Pictures in the data below are not part of the copy; transcribe everything else exactly.

_MATERIAL_.
[start]
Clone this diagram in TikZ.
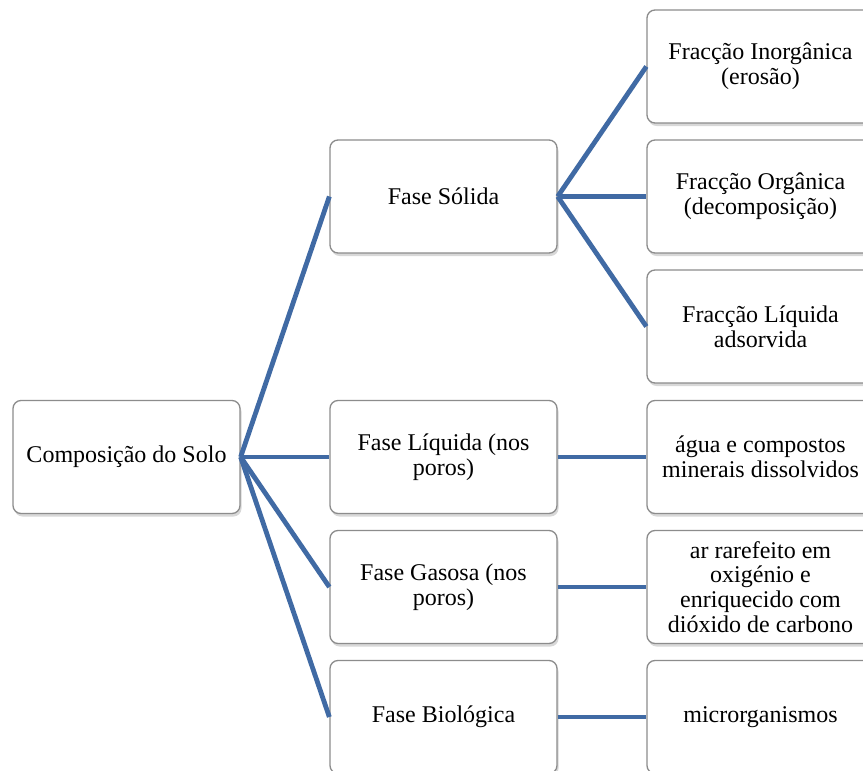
\documentclass[tikz,border=0pt]{standalone}
\usepackage{fontspec}
\setmainfont{Liberation Serif}
\usetikzlibrary{shadows}
\definecolor{linkblue}{RGB}{64,106,164}
\definecolor{boxborder}{RGB}{140,140,140}
\tikzset{
  box/.style={draw=boxborder, line width=1.3pt, fill=white, rounded corners=8pt,
    minimum width=227pt, minimum height=113pt, inner sep=0pt,
    align=center, font=\fontsize{24}{24.8}\selectfont,
    drop shadow={shadow xshift=1.5pt, shadow yshift=-3pt, opacity=0.25, fill=black!60}},
  link/.style={draw=linkblue, line width=4.8pt}
}
\begin{document}
\begin{tikzpicture}[x=1pt,y=-1pt]
\useasboundingbox (0,0) rectangle (863,771);
\clip (0,0) rectangle (863,771);
\fill[white] (0,0) rectangle (863,771);
% root
\node[box] (root) at (126.5,457) {Composição do Solo};
% middle column
\node[box] (solida) at (443.5,196.5) {Fase Sólida};
\node[box] (liquida) at (443.5,457) {Fase Líquida (nos\\poros)};
\node[box] (gasosa) at (443.5,587) {Fase Gasosa (nos\\poros)};
\node[box] (bio) at (443.5,717) {Fase Biológica};
% right column
\node[box] (inorg) at (760.5,66.5) {Fracção Inorgânica\\(erosão)};
\node[box] (org) at (760.5,196.5) {Fracção Orgânica\\(decomposição)};
\node[box] (liqads) at (760.5,326.5) {Fracção Líquida\\adsorvida};
\node[box] (agua) at (760.5,457) {água e compostos\\minerais dissolvidos};
\node[box] (ar) at (760.5,587) {ar rarefeito em\\oxigénio e\\enriquecido com\\dióxido de carbono};
\node[box] (micro) at (760.5,717) {microrganismos};
% connectors
\draw[link] (root.east) -- (solida.west);
\draw[link] (root.east) -- (liquida.west);
\draw[link] (root.east) -- (gasosa.west);
\draw[link] (root.east) -- (bio.west);
\draw[link] (solida.east) -- (inorg.west);
\draw[link] (solida.east) -- (org.west);
\draw[link] (solida.east) -- (liqads.west);
\draw[link] (liquida.east) -- (agua.west);
\draw[link] (gasosa.east) -- (ar.west);
\draw[link] (bio.east) -- (micro.west);
\end{tikzpicture}
\end{document}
[end]
_SOLUTION TO THIS EXERCISE_.
Clone this diagram in TikZ.
\documentclass[tikz,border=0pt]{standalone}
\usepackage{fontspec}
\setmainfont{Liberation Serif}
\usetikzlibrary{shadows}
\definecolor{linkblue}{RGB}{64,106,164}
\definecolor{boxborder}{RGB}{140,140,140}
\tikzset{
  box/.style={draw=boxborder, line width=1.3pt, fill=white, rounded corners=8pt,
    minimum width=227pt, minimum height=113pt, inner sep=0pt,
    align=center, font=\fontsize{24}{24.8}\selectfont,
    drop shadow={shadow xshift=1.5pt, shadow yshift=-3pt, opacity=0.25, fill=black!60}},
  link/.style={draw=linkblue, line width=4.8pt}
}
\begin{document}
\begin{tikzpicture}[x=1pt,y=-1pt]
\useasboundingbox (0,0) rectangle (863,771);
\clip (0,0) rectangle (863,771);
\fill[white] (0,0) rectangle (863,771);
% root
\node[box] (root) at (126.5,457) {Composição do Solo};
% middle column
\node[box] (solida) at (443.5,196.5) {Fase Sólida};
\node[box] (liquida) at (443.5,457) {Fase Líquida (nos\\poros)};
\node[box] (gasosa) at (443.5,587) {Fase Gasosa (nos\\poros)};
\node[box] (bio) at (443.5,717) {Fase Biológica};
% right column
\node[box] (inorg) at (760.5,66.5) {Fracção Inorgânica\\(erosão)};
\node[box] (org) at (760.5,196.5) {Fracção Orgânica\\(decomposição)};
\node[box] (liqads) at (760.5,326.5) {Fracção Líquida\\adsorvida};
\node[box] (agua) at (760.5,457) {água e compostos\\minerais dissolvidos};
\node[box] (ar) at (760.5,587) {ar rarefeito em\\oxigénio e\\enriquecido com\\dióxido de carbono};
\node[box] (micro) at (760.5,717) {microrganismos};
% connectors
\draw[link] (root.east) -- (solida.west);
\draw[link] (root.east) -- (liquida.west);
\draw[link] (root.east) -- (gasosa.west);
\draw[link] (root.east) -- (bio.west);
\draw[link] (solida.east) -- (inorg.west);
\draw[link] (solida.east) -- (org.west);
\draw[link] (solida.east) -- (liqads.west);
\draw[link] (liquida.east) -- (agua.west);
\draw[link] (gasosa.east) -- (ar.west);
\draw[link] (bio.east) -- (micro.west);
\end{tikzpicture}
\end{document}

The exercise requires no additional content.